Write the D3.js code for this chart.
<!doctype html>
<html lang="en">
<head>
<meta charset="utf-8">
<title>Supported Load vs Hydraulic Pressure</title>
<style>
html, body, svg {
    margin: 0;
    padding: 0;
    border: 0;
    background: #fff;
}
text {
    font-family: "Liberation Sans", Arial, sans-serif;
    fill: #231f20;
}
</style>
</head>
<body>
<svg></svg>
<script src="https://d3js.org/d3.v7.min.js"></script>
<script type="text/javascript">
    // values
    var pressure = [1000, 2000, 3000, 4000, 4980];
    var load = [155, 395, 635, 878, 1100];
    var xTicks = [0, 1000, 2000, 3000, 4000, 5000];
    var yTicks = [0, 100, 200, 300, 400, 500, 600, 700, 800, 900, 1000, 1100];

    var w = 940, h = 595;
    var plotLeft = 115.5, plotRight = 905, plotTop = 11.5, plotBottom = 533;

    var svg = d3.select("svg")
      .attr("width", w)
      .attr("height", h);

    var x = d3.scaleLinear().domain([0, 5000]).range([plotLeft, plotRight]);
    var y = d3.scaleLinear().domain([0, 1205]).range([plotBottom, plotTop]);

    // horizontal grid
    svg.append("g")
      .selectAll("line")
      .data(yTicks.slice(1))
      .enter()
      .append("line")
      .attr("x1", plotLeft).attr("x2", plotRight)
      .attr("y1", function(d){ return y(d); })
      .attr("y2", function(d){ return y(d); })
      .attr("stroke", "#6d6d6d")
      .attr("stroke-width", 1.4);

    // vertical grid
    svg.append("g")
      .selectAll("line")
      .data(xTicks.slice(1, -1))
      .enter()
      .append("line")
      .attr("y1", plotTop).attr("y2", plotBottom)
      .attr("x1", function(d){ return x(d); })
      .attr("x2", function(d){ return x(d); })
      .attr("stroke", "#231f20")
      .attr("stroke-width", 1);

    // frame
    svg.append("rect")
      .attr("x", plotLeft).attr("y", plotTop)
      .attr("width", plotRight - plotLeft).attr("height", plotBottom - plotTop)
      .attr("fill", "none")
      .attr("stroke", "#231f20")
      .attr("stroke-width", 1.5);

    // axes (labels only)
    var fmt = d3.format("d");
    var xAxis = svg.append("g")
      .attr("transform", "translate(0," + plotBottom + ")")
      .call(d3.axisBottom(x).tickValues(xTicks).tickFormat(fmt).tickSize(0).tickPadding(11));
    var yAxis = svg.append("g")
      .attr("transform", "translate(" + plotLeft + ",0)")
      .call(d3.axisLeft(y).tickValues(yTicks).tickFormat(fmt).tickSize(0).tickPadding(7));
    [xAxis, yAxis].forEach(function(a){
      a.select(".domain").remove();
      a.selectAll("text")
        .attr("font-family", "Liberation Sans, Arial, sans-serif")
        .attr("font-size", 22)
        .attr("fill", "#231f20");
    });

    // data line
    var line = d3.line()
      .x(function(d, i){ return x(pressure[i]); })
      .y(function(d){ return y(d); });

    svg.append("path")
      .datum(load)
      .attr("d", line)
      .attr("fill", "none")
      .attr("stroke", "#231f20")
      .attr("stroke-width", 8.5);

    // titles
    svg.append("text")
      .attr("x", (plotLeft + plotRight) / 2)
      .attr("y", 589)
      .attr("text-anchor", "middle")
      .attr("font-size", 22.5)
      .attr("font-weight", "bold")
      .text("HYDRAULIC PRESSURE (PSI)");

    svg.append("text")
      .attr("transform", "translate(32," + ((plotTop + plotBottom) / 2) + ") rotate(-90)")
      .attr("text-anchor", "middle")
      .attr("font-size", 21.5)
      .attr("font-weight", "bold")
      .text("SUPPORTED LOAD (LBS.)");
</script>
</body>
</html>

__WHAT THIS TASK INVOLVES__: Reproduce, please, the lines of the material from its first line down to the line containing "900, 1000, 1100];", keeping both ends and nothing beyond them.

__TASK RESULT__:
Write the D3.js code for this chart.
<!doctype html>
<html lang="en">
<head>
<meta charset="utf-8">
<title>Supported Load vs Hydraulic Pressure</title>
<style>
html, body, svg {
    margin: 0;
    padding: 0;
    border: 0;
    background: #fff;
}
text {
    font-family: "Liberation Sans", Arial, sans-serif;
    fill: #231f20;
}
</style>
</head>
<body>
<svg></svg>
<script src="https://d3js.org/d3.v7.min.js"></script>
<script type="text/javascript">
    // values
    var pressure = [1000, 2000, 3000, 4000, 4980];
    var load = [155, 395, 635, 878, 1100];
    var xTicks = [0, 1000, 2000, 3000, 4000, 5000];
    var yTicks = [0, 100, 200, 300, 400, 500, 600, 700, 800, 900, 1000, 1100];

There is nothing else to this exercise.